● **Set exercise**
Print the listing in its entirety and exactly, leaving out images.

● **Data extract**
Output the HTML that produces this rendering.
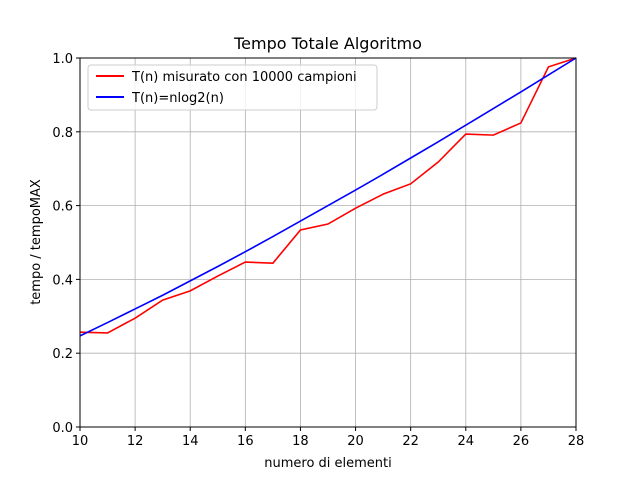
<!DOCTYPE html>
<html><head><meta charset="utf-8"><style>
body{margin:0;background:#fff}
svg{font-family:"DejaVu Sans","Liberation Sans",sans-serif}
</style></head><body>
<svg id="chart" width="640" height="480" xmlns="http://www.w3.org/2000/svg">
<rect width="640" height="480" fill="#fff"/>
<text x="328" y="49" text-anchor="middle" font-size="16">Tempo Totale Algoritmo</text>
<g id="grid"></g><g id="series"></g><g id="axes"></g>
<text x="328" y="467" text-anchor="middle" font-size="13">numero di elementi</text>
<text transform="translate(40,242) rotate(-90)" text-anchor="middle" font-size="13">tempo / tempoMAX</text>
<g>
<rect x="88" y="65" width="289" height="45" rx="3" fill="#fff" fill-opacity="0.8" stroke="#ccc"/>
<line x1="96" y1="76" x2="124" y2="76" stroke="red" stroke-width="2"/>
<text x="132" y="81" font-size="13">T(n) misurato con 10000 campioni</text>
<line x1="96" y1="97" x2="124" y2="97" stroke="blue" stroke-width="2"/>
<text x="132" y="102" font-size="13">T(n)=nlog2(n)</text>
</g>
</svg>
<script>
const nValues=[10,11,12,13,14,15,16,17,18,19,20,21,22,23,24,25,26,27,28];
const measured=[0.257,0.255,0.295,0.344,0.369,0.409,0.447,0.444,0.534,0.550,0.593,0.631,0.659,0.718,0.794,0.791,0.824,0.976,1.0];
const nlogn=[0.247,0.283,0.320,0.357,0.396,0.435,0.475,0.516,0.558,0.600,0.642,0.685,0.729,0.773,0.818,0.863,0.908,0.954,1.0];
const xTicks=[10,12,14,16,18,20,22,24,26,28];
const yTicks=[0.0,0.2,0.4,0.6,0.8,1.0];
const X0=80,X1=576,Y0=427,Y1=58;
const sx=v=>X0+(v-10)/(28-10)*(X1-X0);
const sy=v=>Y0-v*(Y0-Y1);
const NS="http://www.w3.org/2000/svg";
function mk(t,a,p){const e=document.createElementNS(NS,t);for(const k in a)e.setAttribute(k,a[k]);p.appendChild(e);return e;}
const grid=document.getElementById('grid'),axes=document.getElementById('axes'),ser=document.getElementById('series');
xTicks.forEach(t=>{const x=sx(t);
 const g=mk('line',{x1:x,x2:x,y1:Y1,y2:Y0,stroke:'#b0b0b0','stroke-width':0.8},grid);
 
 
 mk('line',{x1:x,x2:x,y1:Y0,y2:Y0+4,stroke:'#000'},axes);
 const l=mk('text',{x:x,y:Y0+18,'text-anchor':'middle','font-size':13},axes);l.textContent=t;
 
 });
yTicks.forEach(t=>{const y=sy(t);
 const g=mk('line',{x1:X0,x2:X1,y1:y,y2:y,stroke:'#b0b0b0','stroke-width':0.8},grid);
 
 
 mk('line',{x1:X0-4,x2:X0,y1:y,y2:y,stroke:'#000'},axes);
 const l=mk('text',{x:X0-7,y:y+5,'text-anchor':'end','font-size':13},axes);l.textContent=t.toFixed(1);
 
 });
const fr=mk('rect',{x:X0,y:Y1,width:X1-X0,height:Y0-Y1,fill:'none',stroke:'#000','stroke-width':1},axes);


function line(vals,color,name){const p=mk('polyline',{points:vals.map((v,i)=>sx(nValues[i])+','+sy(v)).join(' '),fill:'none',stroke:color,'stroke-width':1.6},ser);
 
 }
line(measured,'red','measured-line');
line(nlogn,'blue','nlogn-line');
</script>
</body></html>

● **Answer to the exercise**
Output the HTML that produces this rendering.
<!DOCTYPE html>
<html><head><meta charset="utf-8"><style>
body{margin:0;background:#fff}
svg{font-family:"DejaVu Sans","Liberation Sans",sans-serif}
</style></head><body>
<svg id="chart" width="640" height="480" xmlns="http://www.w3.org/2000/svg">
<rect width="640" height="480" fill="#fff"/>
<text x="328" y="49" text-anchor="middle" font-size="16">Tempo Totale Algoritmo</text>
<g id="grid"></g><g id="series"></g><g id="axes"></g>
<text x="328" y="467" text-anchor="middle" font-size="13">numero di elementi</text>
<text transform="translate(40,242) rotate(-90)" text-anchor="middle" font-size="13">tempo / tempoMAX</text>
<g>
<rect x="88" y="65" width="289" height="45" rx="3" fill="#fff" fill-opacity="0.8" stroke="#ccc"/>
<line x1="96" y1="76" x2="124" y2="76" stroke="red" stroke-width="2"/>
<text x="132" y="81" font-size="13">T(n) misurato con 10000 campioni</text>
<line x1="96" y1="97" x2="124" y2="97" stroke="blue" stroke-width="2"/>
<text x="132" y="102" font-size="13">T(n)=nlog2(n)</text>
</g>
</svg>
<script>
const nValues=[10,11,12,13,14,15,16,17,18,19,20,21,22,23,24,25,26,27,28];
const measured=[0.257,0.255,0.295,0.344,0.369,0.409,0.447,0.444,0.534,0.550,0.593,0.631,0.659,0.718,0.794,0.791,0.824,0.976,1.0];
const nlogn=[0.247,0.283,0.320,0.357,0.396,0.435,0.475,0.516,0.558,0.600,0.642,0.685,0.729,0.773,0.818,0.863,0.908,0.954,1.0];
const xTicks=[10,12,14,16,18,20,22,24,26,28];
const yTicks=[0.0,0.2,0.4,0.6,0.8,1.0];
const X0=80,X1=576,Y0=427,Y1=58;
const sx=v=>X0+(v-10)/(28-10)*(X1-X0);
const sy=v=>Y0-v*(Y0-Y1);
const NS="http://www.w3.org/2000/svg";
function mk(t,a,p){const e=document.createElementNS(NS,t);for(const k in a)e.setAttribute(k,a[k]);p.appendChild(e);return e;}
const grid=document.getElementById('grid'),axes=document.getElementById('axes'),ser=document.getElementById('series');
xTicks.forEach(t=>{const x=sx(t);
 const g=mk('line',{x1:x,x2:x,y1:Y1,y2:Y0,stroke:'#b0b0b0','stroke-width':0.8},grid);
 
 
 mk('line',{x1:x,x2:x,y1:Y0,y2:Y0+4,stroke:'#000'},axes);
 const l=mk('text',{x:x,y:Y0+18,'text-anchor':'middle','font-size':13},axes);l.textContent=t;
 
 });
yTicks.forEach(t=>{const y=sy(t);
 const g=mk('line',{x1:X0,x2:X1,y1:y,y2:y,stroke:'#b0b0b0','stroke-width':0.8},grid);
 
 
 mk('line',{x1:X0-4,x2:X0,y1:y,y2:y,stroke:'#000'},axes);
 const l=mk('text',{x:X0-7,y:y+5,'text-anchor':'end','font-size':13},axes);l.textContent=t.toFixed(1);
 
 });
const fr=mk('rect',{x:X0,y:Y1,width:X1-X0,height:Y0-Y1,fill:'none',stroke:'#000','stroke-width':1},axes);


function line(vals,color,name){const p=mk('polyline',{points:vals.map((v,i)=>sx(nValues[i])+','+sy(v)).join(' '),fill:'none',stroke:color,'stroke-width':1.6},ser);
 
 }
line(measured,'red','measured-line');
line(nlogn,'blue','nlogn-line');
</script>
</body></html>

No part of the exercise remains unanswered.